What THC can do for you in small doses.

Microdosing Marijuana For Depression
Photo by Iz zy via Unsplash

Depression — major depressive disorder in clinical-speak — affects 40 million adults every year. It is treatable, but only 40 percent of those affected will seek appropriate help. You can find a list of symptoms, including sadness, increased fatigue, changes in sleep patterns, and thoughts of worthlessness,  here.

Symptoms must last at least two weeks for it to be diagnosed as such. And drugs typically prescribed for the ailment don’t work on some sufferers. The findings on how effective cannabis can be treating depression are mixed, but here are some points to consider.

Start Low And Go Slow

A 2007 Canadian study found THC, one of the main compounds in marijuana that produces the euphoric effect, “is an effective anti-depressant at low doses.” The latter part is significant. Since cannabis strains have different amounts of THC and a number of physiological factors, such as how much a person uses, can affect how it affects the brain. The researchers  noted:

Because controlling the dosage of natural cannabis is difficult – particularly when it is smoked in the form of marijuana joints – there are perils associated with using it directly as an antidepressant.

The Cause Matters

Many situations can contribute to depression, including diet and heredity. Researchers at the University of Buffalo, in a 2015 study, found THC reduced chronic stress levels. Samir Haj-Dahmane, PhD., said:

Chronic stress is one of the major causes of depression. … Using compounds derived from cannabis — marijuana — to restore normal endocannabinoid function could potentially help stabilize moods and ease depression.

The Case For CBD

CBD is the other major compound in cannabis. It doesn’t produce euphoria, but has been shown to be effective at pain relief. After a 2016 study on the compound, researchers concluded it “could represent a novel fast antidepressant drug.”

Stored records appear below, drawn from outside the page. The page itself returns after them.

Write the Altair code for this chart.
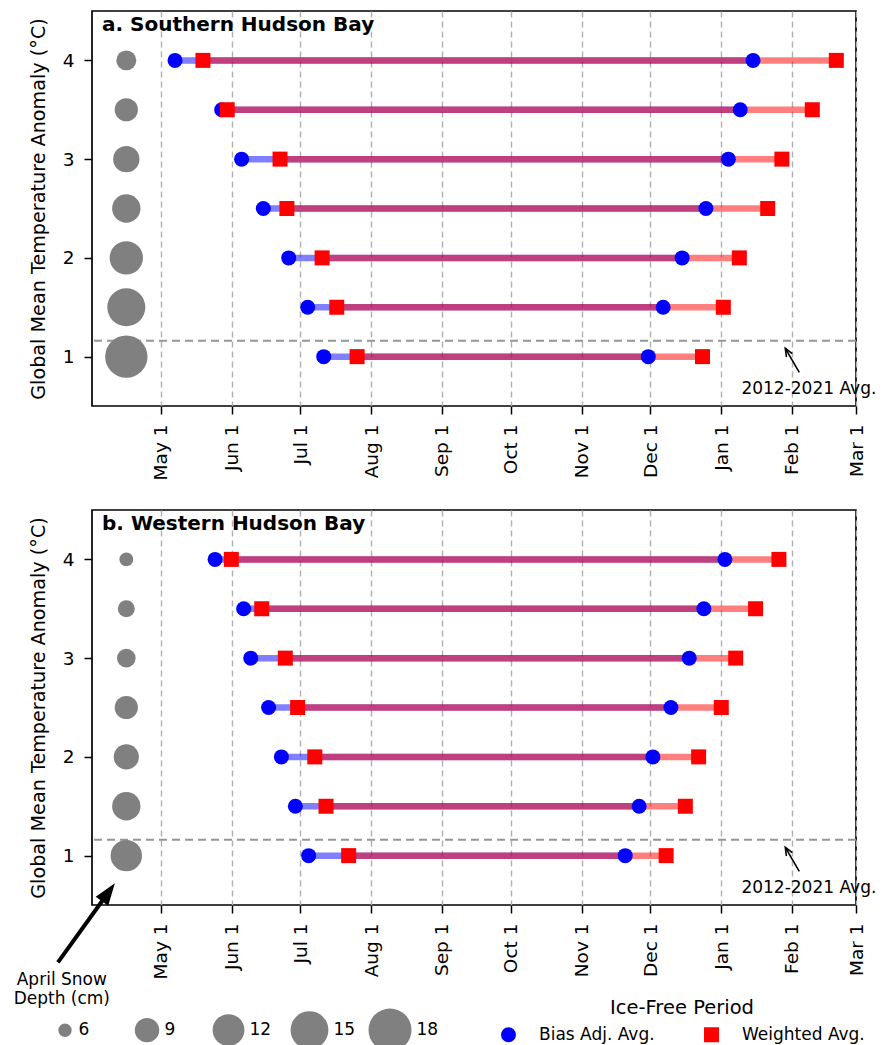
import json
import altair as alt
import pandas as pd

FONT = "DejaVu Sans"

# Global mean temperature anomaly levels (deg C)
temps = [1.0, 1.5, 2.0, 2.5, 3.0, 3.5, 4.0]

# Ice-free period, day of year (Jan 1 = 1; values > 365 fall in the following year)
south_bias_start = [192.3, 185.3, 177.0, 165.9, 156.4, 147.7, 127.3]
south_weighted_start = [206.9, 198.0, 191.6, 176.2, 173.2, 150.1, 139.5]
south_bias_end = [334.2, 340.7, 349.0, 359.4, 369.2, 374.4, 380.0]
south_weighted_end = [357.9, 367.0, 374.0, 386.4, 392.6, 405.9, 416.4]
south_snow = [17.6, 15.1, 12.7, 10.5, 9.7, 8.6, 7.6]

west_bias_start = [185.7, 179.9, 173.8, 168.2, 160.4, 157.3, 144.8]
west_weighted_start = [203.2, 193.3, 188.4, 180.9, 175.5, 165.2, 151.9]
west_bias_end = [324.1, 330.2, 336.2, 344.1, 352.1, 358.5, 367.7]
west_weighted_end = [342.0, 350.4, 356.2, 366.1, 372.4, 381.1, 391.3]
west_snow = [11.8, 10.5, 9.3, 8.6, 7.2, 6.8, 6.1]

month_days = [121, 152, 182, 213, 244, 274, 305, 335, 366, 397, 425]
month_labels = ["May 1", "Jun 1", "Jul 1", "Aug 1", "Sep 1", "Oct 1",
                "Nov 1", "Dec 1", "Jan 1", "Feb 1", "Mar 1"]
snow_legend_values = [6, 9, 12, 15, 18]
recent_avg_temp = 1.16
recent_avg_label = "2012-2021 Avg."
snow_column_day = 106

KIND_B = "Bias Adj. Avg."
KIND_W = "Weighted Avg."

# annotation anchors (data coordinates)
avg_text_pos = (404.4, 0.67)
avg_arrow_tail = (400.2, 0.84)
avg_arrow_tip = (394.1, 1.084)
snow_text_x = 77.8
snow_text_y = [-0.263, -0.456]
snow_text_lines = ["April Snow", "Depth (cm)"]
snow_arrow_tail = (76.1, -0.081)
snow_arrow_shaft_end = (98.2, 0.629)
snow_arrow_tip = (101.0, 0.719)

W, H = 764, 395

label_expr = f"{json.dumps(month_labels)}[indexof({json.dumps(month_days)}, datum.value)]"

xs = alt.Scale(domain=[91, 425], nice=False, zero=False)
ys = alt.Scale(domain=[0.5, 4.5], nice=False, zero=False)

xaxis = alt.Axis(values=month_days, labelExpr=label_expr, labelAngle=270,
                 labelFontSize=18.5, labelPadding=10, tickSize=8, tickWidth=1.5,
                 grid=True, gridDash=[6, 4], gridColor="#b0b0b0", gridWidth=1.4,
                 domain=False, title=None)
yaxis = alt.Axis(values=[1, 2, 3, 4], format="d", labelFontSize=18.5, labelPadding=10,
                 tickSize=8, tickWidth=1.5, grid=False, domain=False,
                 title="Global Mean Temperature Anomaly (°C)", titleFontSize=19.2,
                 titleFontWeight="normal", titlePadding=14)


def X(f):
    return alt.X(f, type="quantitative", scale=xs, axis=xaxis, title=None)


def Y(f):
    return alt.Y(f, type="quantitative", scale=ys, axis=yaxis)


size_scale = alt.Scale(domain=[6, 18], range=[177, 1849], zero=False)
color_scale = alt.Scale(domain=[KIND_B, KIND_W], range=["#0000ff", "#ff0000"])
shape_scale = alt.Scale(domain=[KIND_B, KIND_W], range=["circle", "square"])

size_legend = alt.Legend(title=None, orient="none", legendX=-35.5, legendY=498.5,
                         direction="horizontal", values=snow_legend_values,
                         labelFontSize=17, labelOffset=5, columnPadding=8,
                         gridAlign="all", symbolFillColor="gray", symbolStrokeWidth=0,
                         symbolOpacity=1, symbolType="circle", labelColor="black")
ice_legend = alt.Legend(title="Ice-Free Period", orient="none", legendX=408, legendY=488.5,
                        direction="horizontal", titleAnchor="middle", titleFontSize=19.5,
                        titleFontWeight="normal", titleColor="black", titlePadding=8,
                        labelFontSize=17, labelColor="black", symbolSize=225,
                        labelOffset=22, columnPadding=48, symbolStrokeWidth=0,
                        symbolOpacity=1)


def panel(title, bs, ws, be, we, snow, with_legends):
    base = pd.DataFrame({"temp": temps, "bs": bs, "ws": ws, "be": be, "we": we,
                         "snow": snow, "snow_day": [snow_column_day] * len(temps)})
    pts = pd.DataFrame({
        "kind": [KIND_B] * (2 * len(temps)) + [KIND_W] * (2 * len(temps)),
        "day": bs + be + ws + we,
        "temp": temps * 4,
    })

    ref_line = alt.Chart(pd.DataFrame({"t": [recent_avg_temp]})).mark_rule(
        color="#969696", strokeWidth=2, strokeDash=[8, 5]).encode(y=Y("t"))

    snow_pts = alt.Chart(base).mark_circle(color="gray", opacity=1).encode(
        x=X("snow_day"), y=Y("temp"),
        size=alt.Size("snow:Q", scale=size_scale,
                      legend=size_legend if with_legends else None))

    blue_line = alt.Chart(base).mark_rule(color="#0000ff", opacity=0.5, strokeWidth=6.5).encode(
        x=X("bs"), x2="be", y=Y("temp"))
    red_line = alt.Chart(base).mark_rule(color="#ff0000", opacity=0.5, strokeWidth=6.5).encode(
        x=X("ws"), x2="we", y=Y("temp"))

    lg = ice_legend if with_legends else None
    markers = alt.Chart(pts).mark_point(filled=True, size=225, opacity=1, strokeWidth=0).encode(
        x=X("day"), y=Y("temp"),
        color=alt.Color("kind:N", scale=color_scale, legend=lg),
        shape=alt.Shape("kind:N", scale=shape_scale, legend=lg))

    avg_df = pd.DataFrame({"x1": [avg_arrow_tail[0]], "y1": [avg_arrow_tail[1]],
                           "x2": [avg_arrow_tip[0]], "y2": [avg_arrow_tip[1]],
                           "tx": [avg_text_pos[0]], "ty": [avg_text_pos[1]],
                           "label": [recent_avg_label]})
    avg_shaft = alt.Chart(avg_df).mark_rule(color="black", strokeWidth=1.6).encode(
        x=X("x1"), y=Y("y1"), x2="x2", y2="y2")
    avg_head = alt.Chart(avg_df).mark_point(
        shape="M-0.75,1.8L0,0L0.75,1.8", filled=False, color="black", strokeWidth=1.6,
        size=80, angle=330, opacity=1).encode(x=X("x2"), y=Y("y2"))
    avg_text = alt.Chart(avg_df).mark_text(fontSize=17, color="black", align="center",
                                           baseline="middle").encode(
        x=X("tx"), y=Y("ty"), text="label:N")

    title_txt = alt.Chart(pd.DataFrame({"t": [title]})).mark_text(
        fontSize=20, fontWeight="bold", align="left", baseline="alphabetic",
        color="black").encode(x=alt.value(10), y=alt.value(20), text="t:N")

    layers = [ref_line, snow_pts, blue_line, red_line, markers,
              avg_shaft, avg_head, avg_text, title_txt]

    if with_legends:
        arr_df = pd.DataFrame({"x1": [snow_arrow_tail[0]], "y1": [snow_arrow_tail[1]],
                               "x2": [snow_arrow_shaft_end[0]], "y2": [snow_arrow_shaft_end[1]],
                               "hx": [snow_arrow_tip[0]], "hy": [snow_arrow_tip[1]]})
        shaft = alt.Chart(arr_df).mark_rule(color="black", strokeWidth=4).encode(
            x=X("x1"), y=Y("y1"), x2="x2", y2="y2")
        head = alt.Chart(arr_df).mark_point(
            shape="M0,0L0.7,2L-0.7,2Z", filled=True, color="black", size=484,
            angle=36, opacity=1, strokeWidth=0).encode(x=X("hx"), y=Y("hy"))
        snow_txt = alt.Chart(pd.DataFrame({"x": [snow_text_x] * 2, "y": snow_text_y,
                                           "t": snow_text_lines})).mark_text(
            fontSize=17, color="black", align="center", baseline="middle").encode(
            x=X("x"), y=Y("y"), text="t:N")
        layers += [shaft, head, snow_txt]

    return alt.layer(*layers).properties(width=W, height=H)


pa = panel("a. Southern Hudson Bay", south_bias_start, south_weighted_start,
           south_bias_end, south_weighted_end, south_snow, False)
pb = panel("b. Western Hudson Bay", west_bias_start, west_weighted_start,
           west_bias_end, west_weighted_end, west_snow, True)

chart = (
    alt.vconcat(pa, pb, spacing=28)
    .resolve_scale(color="independent", shape="independent", size="independent")
    .properties(padding={"left": 4, "top": 2, "right": 5, "bottom": 0})
    .configure(font=FONT)
    .configure_view(stroke="black", strokeWidth=1.7)
    .configure_axis(labelColor="black", titleColor="black", tickColor="black",
                    labelFont=FONT, titleFont=FONT)
    .configure_legend(labelFont=FONT, titleFont=FONT)
)

chart.save("out.html", embed_options={"renderer": "svg", "actions": False})
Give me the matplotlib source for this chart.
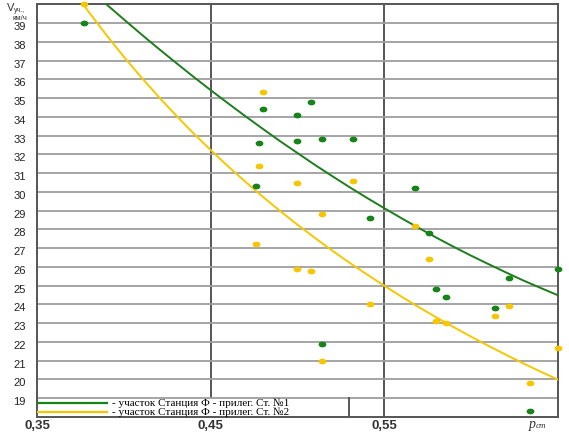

The problem, as with most science on medical marijuana, is that the study hasn’t gone to human trials. Cannabis’ designation as a Schedule I drug makes widespread medical research difficult.

The Bottom Line

If at all possible, involve your physician in your decision to use cannabis for depression. Although some science is promising, lack of controlled trials on humans means it is not definitive.